To bake a sweet potato: you can keep it whole, stab it in a couple spots with a fork, and roast at 425° for about 45 minutes. Then let it cool, peel off the skin, and puree in your food processor. You could also microwave it — again prick holes in the skin, and then cook for about 5 minutes. Cool, peel, puree.

Or you can use leftover sweet potato — don't worry too much if you've seasoned it already (mashed sweet potato with some cream and butter and ginger and cayenne is terrific, incidentally). Indeed, sweet potatoes are delicious and the next time you buy them at the store, get extra — the puree freezes well, and you can use it in a lot of things, including smoothies: the topic of next month's recipes.
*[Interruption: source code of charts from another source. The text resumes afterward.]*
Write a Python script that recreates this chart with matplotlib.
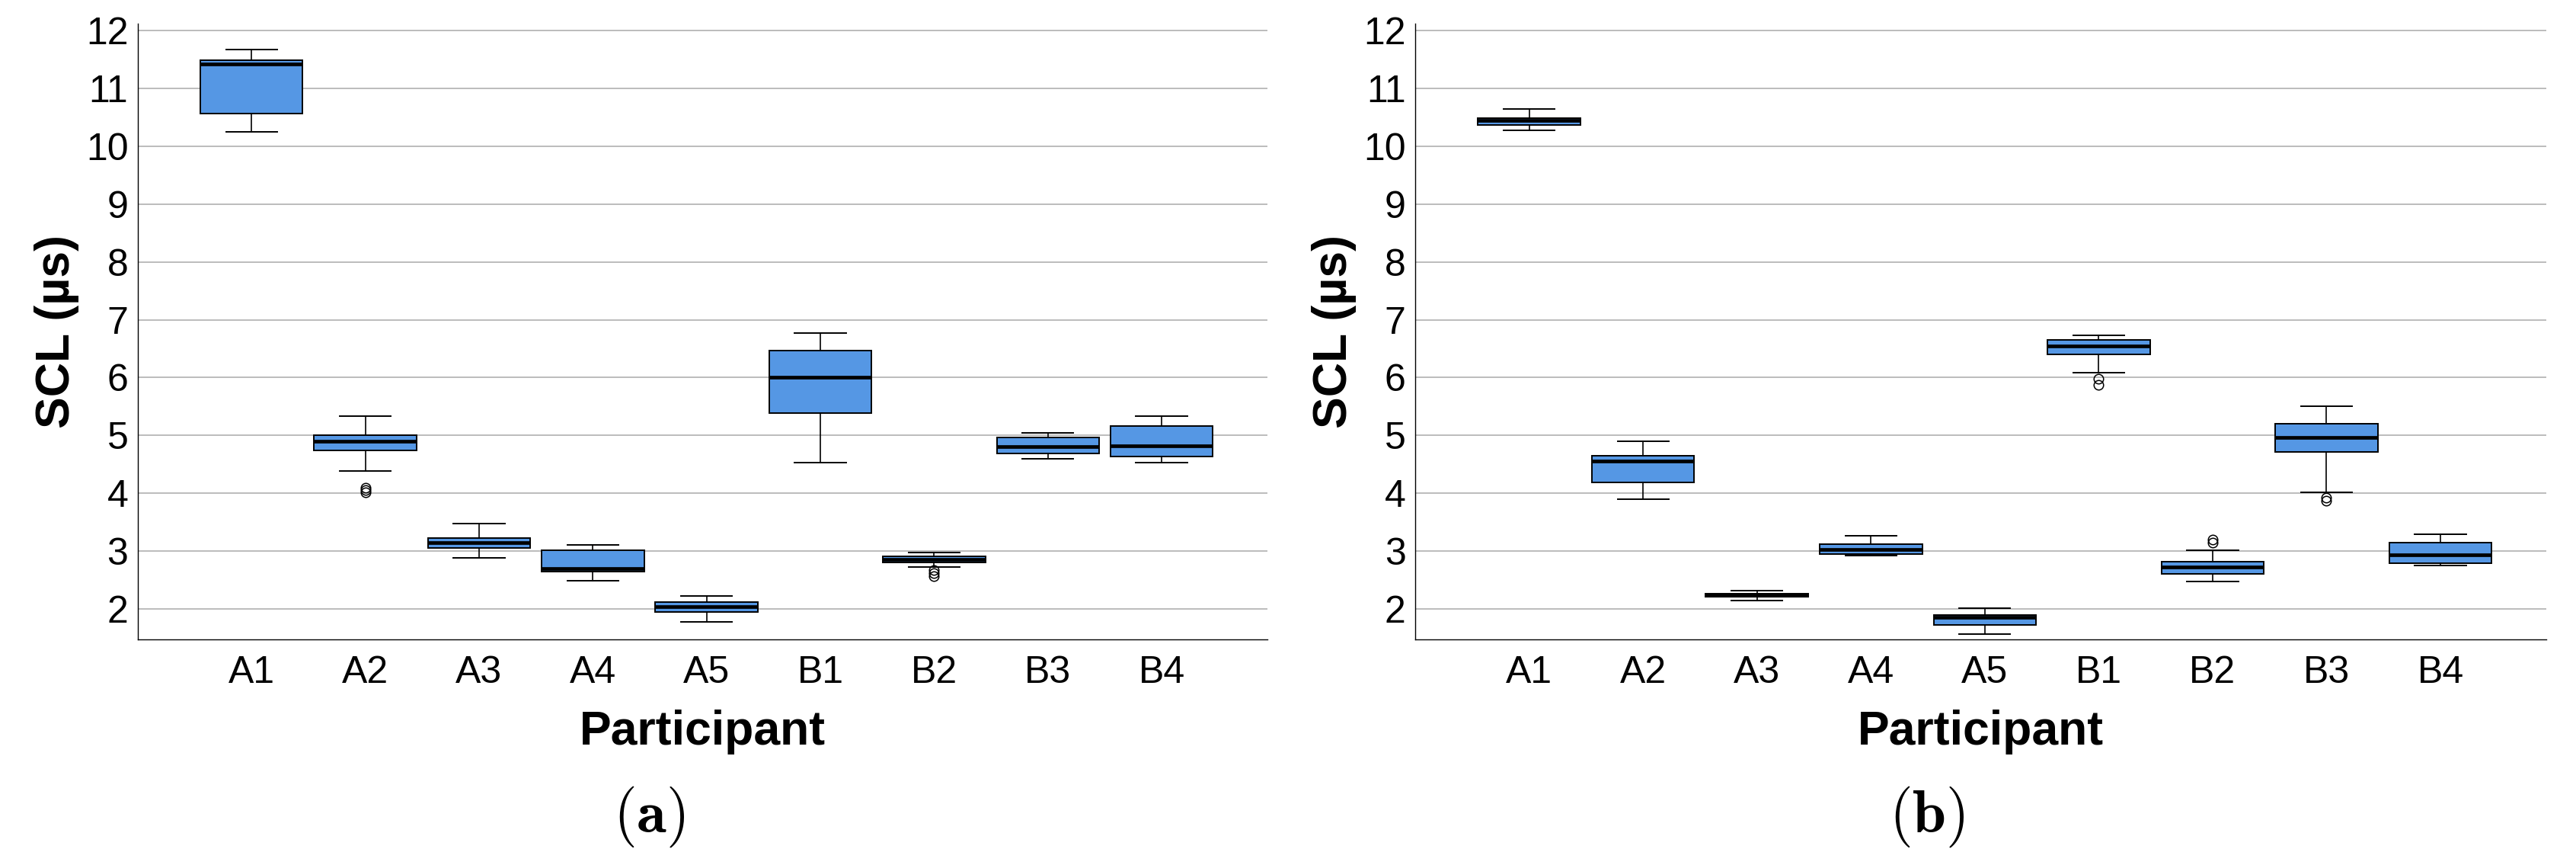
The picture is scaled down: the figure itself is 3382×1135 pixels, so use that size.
import matplotlib
matplotlib.use('Agg')
import matplotlib.pyplot as plt

plt.rcParams['font.family'] = ['Liberation Sans', 'DejaVu Sans']
plt.rcParams['mathtext.fontset'] = 'cm'

participants = ['A1', 'A2', 'A3', 'A4', 'A5', 'B1', 'B2', 'B3', 'B4']

# panel (a)
a_whislo = [10.25, 4.38, 2.88, 2.49, 1.78, 4.53, 2.73, 4.59, 4.53]
a_q1 = [10.57, 4.74, 3.06, 2.65, 1.95, 5.38, 2.81, 4.69, 4.63]
a_med = [11.42, 4.90, 3.14, 2.70, 2.04, 6.00, 2.86, 4.81, 4.82]
a_q3 = [11.49, 5.01, 3.23, 3.01, 2.12, 6.47, 2.91, 4.97, 5.16]
a_whishi = [11.67, 5.34, 3.47, 3.11, 2.22, 6.77, 2.97, 5.04, 5.33]
a_fliers = [[], [4.09, 4.05, 4.01], [], [], [], [], [2.67, 2.62, 2.56], [], []]

# panel (b)
b_whislo = [10.28, 3.90, 2.15, 2.92, 1.57, 6.08, 2.47, 4.01, 2.75]
b_q1 = [10.37, 4.19, 2.21, 2.95, 1.72, 6.40, 2.61, 4.71, 2.79]
b_med = [10.44, 4.55, 2.24, 3.03, 1.86, 6.55, 2.72, 4.97, 2.93]
b_q3 = [10.49, 4.65, 2.27, 3.12, 1.89, 6.65, 2.82, 5.20, 3.14]
b_whishi = [10.65, 4.90, 2.31, 3.26, 2.01, 6.73, 3.01, 5.50, 3.29]
b_fliers = [[], [], [], [], [], [5.98, 5.88], [3.20, 3.14], [3.93, 3.87], []]

panel_labels = ['(a)', '(b)']

box_color = '#5597e4'


def make_stats(lo, q1, med, q3, hi, fl):
    stats = []
    for i in range(len(participants)):
        stats.append(dict(whislo=lo[i], q1=q1[i], med=med[i], q3=q3[i],
                          whishi=hi[i], fliers=fl[i], label=participants[i]))
    return stats


fig = plt.figure(figsize=(33.82, 11.35), dpi=100)
ax1 = fig.add_axes([0.0535, 0.2608, 0.4385, 0.7119])
ax2 = fig.add_axes([0.5494, 0.2608, 0.4391, 0.7119])

panels = [
    (ax1, make_stats(a_whislo, a_q1, a_med, a_q3, a_whishi, a_fliers)),
    (ax2, make_stats(b_whislo, b_q1, b_med, b_q3, b_whishi, b_fliers)),
]

for ax, stats in panels:
    ax.bxp(stats, positions=range(1, len(participants) + 1), widths=0.9,
           capwidths=0.45, patch_artist=True,
           boxprops=dict(facecolor=box_color, edgecolor='black', linewidth=1.4),
           medianprops=dict(color='black', linewidth=3.4),
           whiskerprops=dict(color='black', linewidth=1.2),
           capprops=dict(color='black', linewidth=1.4),
           flierprops=dict(marker='o', markerfacecolor='none',
                           markeredgecolor='black', markersize=9,
                           markeredgewidth=1.1))
    ax.set_xlim(0, 9.93)
    ax.set_ylim(1.473, 12.12)
    ax.set_yticks(range(2, 13))
    ax.set_axisbelow(True)
    ax.yaxis.grid(True, color='#b0b0b0', linewidth=1.2)
    ax.tick_params(axis='both', length=0, labelsize=36)
    ax.tick_params(axis='x', pad=15)
    ax.tick_params(axis='y', pad=9)
    for side in ['top', 'right']:
        ax.spines[side].set_visible(False)
    for side in ['left', 'bottom']:
        ax.spines[side].set_linewidth(1.0)
        ax.spines[side].set_color('black')
    ax.set_ylabel('SCL (µs)', fontsize=45, fontweight='bold', va='center')
    ax.yaxis.set_label_coords(-0.0715, 0.5)
    ax.set_xlabel('Participant', fontsize=45, fontweight='bold', va='center')
    ax.xaxis.set_label_coords(0.5, -0.15)

for x, lab in zip([0.252, 0.748], panel_labels):
    fig.text(x, 0.0555, r'$\mathbf{' + lab + '}$', fontsize=57,
             ha='center', va='center')

fig.savefig('out.png', dpi=100)
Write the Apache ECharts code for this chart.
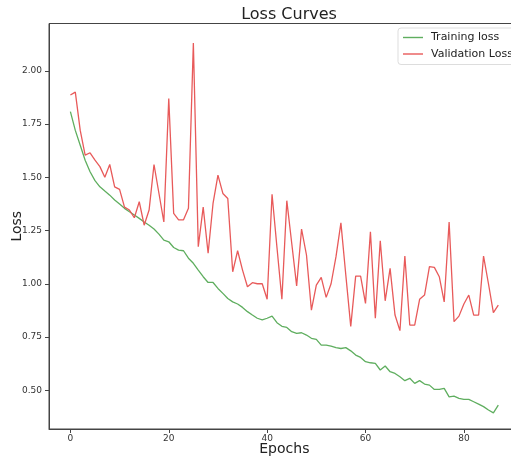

Sweet Potato Breakfast Cookies

Servings: 12 large cookies (or 24 smaller ones, but then you gotta eat two because this is your breakfast, right?)

Ingredients:

  • 3 cups old fashioned oats
  • 1 cup almond flour
  • 1 tbs grated fresh ginger or 1 tsp ground ginger or both
  • 2 tbs ground cinnamon
  • 1/2 tsp baking powder
  • 1/2 tsp salt
  • 1 cup sweet potato puree
  • 1/2 c maple syrup (or sweetener of your choice)
  • 1/2 c butter, melted (or oil of your choice)
  • 1 tsp vanilla extract
  • 1/2 cup chopped walnuts or hazelnuts, optional

Directions:

Preheat oven to 350. Line a large baking sheet with parchment.

Add the oats to your food processor, and pulse until they become a rough flour. You can, of course, mix together the dry ingredients in one bowl, the wet ingredients in another bowl, and then stir to combine. Or you can put everything — the almond flour, ginger, cinnamon, baking powder, salt, puree, maple syrup, butter, and vanilla into the food processor and blend it together — save some dishes, eh? Stir the nuts if you want.

Use a 1/4 cup measuring cup to drop the batter onto the baking sheet. Don’t worry — they won’t spread.

Bake until golden brown — about 25-30 minutes. Cool on a wire rack.